§ DATA SHOWN
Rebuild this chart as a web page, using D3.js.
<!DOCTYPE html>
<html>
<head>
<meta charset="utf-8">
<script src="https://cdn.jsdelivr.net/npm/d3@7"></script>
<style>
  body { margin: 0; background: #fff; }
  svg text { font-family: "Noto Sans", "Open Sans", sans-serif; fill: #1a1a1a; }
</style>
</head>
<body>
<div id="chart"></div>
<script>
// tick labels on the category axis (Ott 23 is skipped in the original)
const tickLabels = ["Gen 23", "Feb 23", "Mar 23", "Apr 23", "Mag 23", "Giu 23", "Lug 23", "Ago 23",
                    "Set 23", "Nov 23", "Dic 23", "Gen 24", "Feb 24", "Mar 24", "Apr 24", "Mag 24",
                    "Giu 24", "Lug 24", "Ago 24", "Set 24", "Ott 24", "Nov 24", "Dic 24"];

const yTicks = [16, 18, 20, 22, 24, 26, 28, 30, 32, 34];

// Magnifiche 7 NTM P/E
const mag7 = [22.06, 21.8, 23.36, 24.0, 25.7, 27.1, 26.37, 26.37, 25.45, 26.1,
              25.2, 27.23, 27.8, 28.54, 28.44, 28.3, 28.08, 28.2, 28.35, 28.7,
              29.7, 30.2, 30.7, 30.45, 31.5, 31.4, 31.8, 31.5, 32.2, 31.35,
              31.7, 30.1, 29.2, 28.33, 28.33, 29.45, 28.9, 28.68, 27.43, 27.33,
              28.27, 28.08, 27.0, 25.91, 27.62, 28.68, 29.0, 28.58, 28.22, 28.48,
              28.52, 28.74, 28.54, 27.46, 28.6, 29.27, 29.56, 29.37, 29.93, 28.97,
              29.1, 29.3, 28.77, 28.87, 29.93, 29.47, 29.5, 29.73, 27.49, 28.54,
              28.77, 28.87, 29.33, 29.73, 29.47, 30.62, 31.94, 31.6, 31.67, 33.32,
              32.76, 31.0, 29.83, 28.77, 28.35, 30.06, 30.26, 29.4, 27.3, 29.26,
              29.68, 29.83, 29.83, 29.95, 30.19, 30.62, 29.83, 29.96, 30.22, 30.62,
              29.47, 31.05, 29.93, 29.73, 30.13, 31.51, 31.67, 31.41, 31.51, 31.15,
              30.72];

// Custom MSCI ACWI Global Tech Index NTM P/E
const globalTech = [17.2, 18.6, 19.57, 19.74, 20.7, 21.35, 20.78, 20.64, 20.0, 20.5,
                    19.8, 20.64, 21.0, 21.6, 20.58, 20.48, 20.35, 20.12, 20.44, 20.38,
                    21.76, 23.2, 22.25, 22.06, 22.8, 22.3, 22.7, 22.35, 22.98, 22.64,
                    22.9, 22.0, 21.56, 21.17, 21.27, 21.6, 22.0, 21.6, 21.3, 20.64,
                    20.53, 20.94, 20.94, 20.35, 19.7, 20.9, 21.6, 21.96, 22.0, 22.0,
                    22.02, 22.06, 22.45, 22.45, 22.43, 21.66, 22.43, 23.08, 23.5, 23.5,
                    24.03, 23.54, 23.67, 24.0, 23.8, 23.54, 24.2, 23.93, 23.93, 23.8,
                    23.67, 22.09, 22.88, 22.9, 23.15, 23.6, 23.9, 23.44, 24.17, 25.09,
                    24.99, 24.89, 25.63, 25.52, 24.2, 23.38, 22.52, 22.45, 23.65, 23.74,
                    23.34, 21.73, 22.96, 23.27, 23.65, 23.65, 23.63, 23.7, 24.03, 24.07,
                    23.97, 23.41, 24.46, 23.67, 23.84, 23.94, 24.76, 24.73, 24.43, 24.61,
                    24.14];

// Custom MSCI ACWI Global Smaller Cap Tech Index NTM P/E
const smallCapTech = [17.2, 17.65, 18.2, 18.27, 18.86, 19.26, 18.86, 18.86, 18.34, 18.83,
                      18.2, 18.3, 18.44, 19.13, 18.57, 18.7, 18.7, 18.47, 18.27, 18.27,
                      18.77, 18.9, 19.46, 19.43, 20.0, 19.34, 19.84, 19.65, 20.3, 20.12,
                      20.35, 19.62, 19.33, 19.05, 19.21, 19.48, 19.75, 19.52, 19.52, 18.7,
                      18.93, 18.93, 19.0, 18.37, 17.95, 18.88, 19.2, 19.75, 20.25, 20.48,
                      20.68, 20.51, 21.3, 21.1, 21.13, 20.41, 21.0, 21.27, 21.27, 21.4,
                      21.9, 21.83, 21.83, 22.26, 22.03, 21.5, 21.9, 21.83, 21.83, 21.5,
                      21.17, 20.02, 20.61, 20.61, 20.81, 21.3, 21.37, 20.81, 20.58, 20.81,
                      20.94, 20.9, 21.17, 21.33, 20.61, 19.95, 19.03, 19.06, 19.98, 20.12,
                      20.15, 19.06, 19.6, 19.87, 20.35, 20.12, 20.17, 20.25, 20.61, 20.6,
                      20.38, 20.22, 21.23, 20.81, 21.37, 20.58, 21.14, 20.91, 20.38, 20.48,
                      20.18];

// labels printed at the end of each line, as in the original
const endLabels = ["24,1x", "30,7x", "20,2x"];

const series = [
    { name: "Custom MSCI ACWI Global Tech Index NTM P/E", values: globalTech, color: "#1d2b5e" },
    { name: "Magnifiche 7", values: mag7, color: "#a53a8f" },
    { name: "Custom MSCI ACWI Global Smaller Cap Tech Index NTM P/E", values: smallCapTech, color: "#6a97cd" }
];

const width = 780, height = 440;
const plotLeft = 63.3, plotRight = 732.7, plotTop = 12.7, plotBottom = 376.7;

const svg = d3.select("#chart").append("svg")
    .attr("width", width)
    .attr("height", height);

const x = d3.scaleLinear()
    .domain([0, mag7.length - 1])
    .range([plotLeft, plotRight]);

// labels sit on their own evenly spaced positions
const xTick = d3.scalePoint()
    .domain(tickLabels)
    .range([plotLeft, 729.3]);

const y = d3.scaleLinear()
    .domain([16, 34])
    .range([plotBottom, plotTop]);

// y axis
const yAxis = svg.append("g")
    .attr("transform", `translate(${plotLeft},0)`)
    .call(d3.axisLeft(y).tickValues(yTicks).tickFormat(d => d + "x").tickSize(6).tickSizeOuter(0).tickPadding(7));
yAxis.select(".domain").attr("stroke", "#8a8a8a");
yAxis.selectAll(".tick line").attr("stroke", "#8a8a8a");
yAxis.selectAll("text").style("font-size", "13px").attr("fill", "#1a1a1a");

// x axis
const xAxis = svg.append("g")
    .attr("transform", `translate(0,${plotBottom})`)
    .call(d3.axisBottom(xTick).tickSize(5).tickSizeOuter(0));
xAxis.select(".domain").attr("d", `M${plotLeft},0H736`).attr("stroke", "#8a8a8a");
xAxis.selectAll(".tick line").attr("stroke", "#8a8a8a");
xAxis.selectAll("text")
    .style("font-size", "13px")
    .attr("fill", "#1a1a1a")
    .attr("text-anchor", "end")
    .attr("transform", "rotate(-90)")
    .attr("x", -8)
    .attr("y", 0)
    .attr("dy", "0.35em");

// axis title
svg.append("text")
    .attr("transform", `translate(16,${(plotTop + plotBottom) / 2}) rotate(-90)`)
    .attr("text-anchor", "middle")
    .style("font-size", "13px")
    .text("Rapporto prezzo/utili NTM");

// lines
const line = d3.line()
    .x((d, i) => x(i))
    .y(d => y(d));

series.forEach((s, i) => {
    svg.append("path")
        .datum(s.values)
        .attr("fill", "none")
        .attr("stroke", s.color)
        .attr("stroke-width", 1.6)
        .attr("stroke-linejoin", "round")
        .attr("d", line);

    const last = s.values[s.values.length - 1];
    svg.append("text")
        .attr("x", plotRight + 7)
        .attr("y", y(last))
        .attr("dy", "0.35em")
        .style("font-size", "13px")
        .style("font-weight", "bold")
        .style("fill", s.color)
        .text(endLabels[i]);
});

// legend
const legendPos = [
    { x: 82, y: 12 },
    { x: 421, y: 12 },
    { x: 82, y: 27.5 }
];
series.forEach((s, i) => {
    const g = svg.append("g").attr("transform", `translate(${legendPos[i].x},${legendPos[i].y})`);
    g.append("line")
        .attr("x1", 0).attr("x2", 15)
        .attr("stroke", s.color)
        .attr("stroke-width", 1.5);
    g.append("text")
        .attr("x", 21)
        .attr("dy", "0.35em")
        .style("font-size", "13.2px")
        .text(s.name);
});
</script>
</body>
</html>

§ EXERCISE OBJECTIVE
Give back the listing exactly, please, from its first line to the line containing "30, 32, 34];", inclusive, and nothing past that line.

§ TASK OUTPUT
Rebuild this chart as a web page, using D3.js.
<!DOCTYPE html>
<html>
<head>
<meta charset="utf-8">
<script src="https://cdn.jsdelivr.net/npm/d3@7"></script>
<style>
  body { margin: 0; background: #fff; }
  svg text { font-family: "Noto Sans", "Open Sans", sans-serif; fill: #1a1a1a; }
</style>
</head>
<body>
<div id="chart"></div>
<script>
// tick labels on the category axis (Ott 23 is skipped in the original)
const tickLabels = ["Gen 23", "Feb 23", "Mar 23", "Apr 23", "Mag 23", "Giu 23", "Lug 23", "Ago 23",
                    "Set 23", "Nov 23", "Dic 23", "Gen 24", "Feb 24", "Mar 24", "Apr 24", "Mag 24",
                    "Giu 24", "Lug 24", "Ago 24", "Set 24", "Ott 24", "Nov 24", "Dic 24"];

const yTicks = [16, 18, 20, 22, 24, 26, 28, 30, 32, 34];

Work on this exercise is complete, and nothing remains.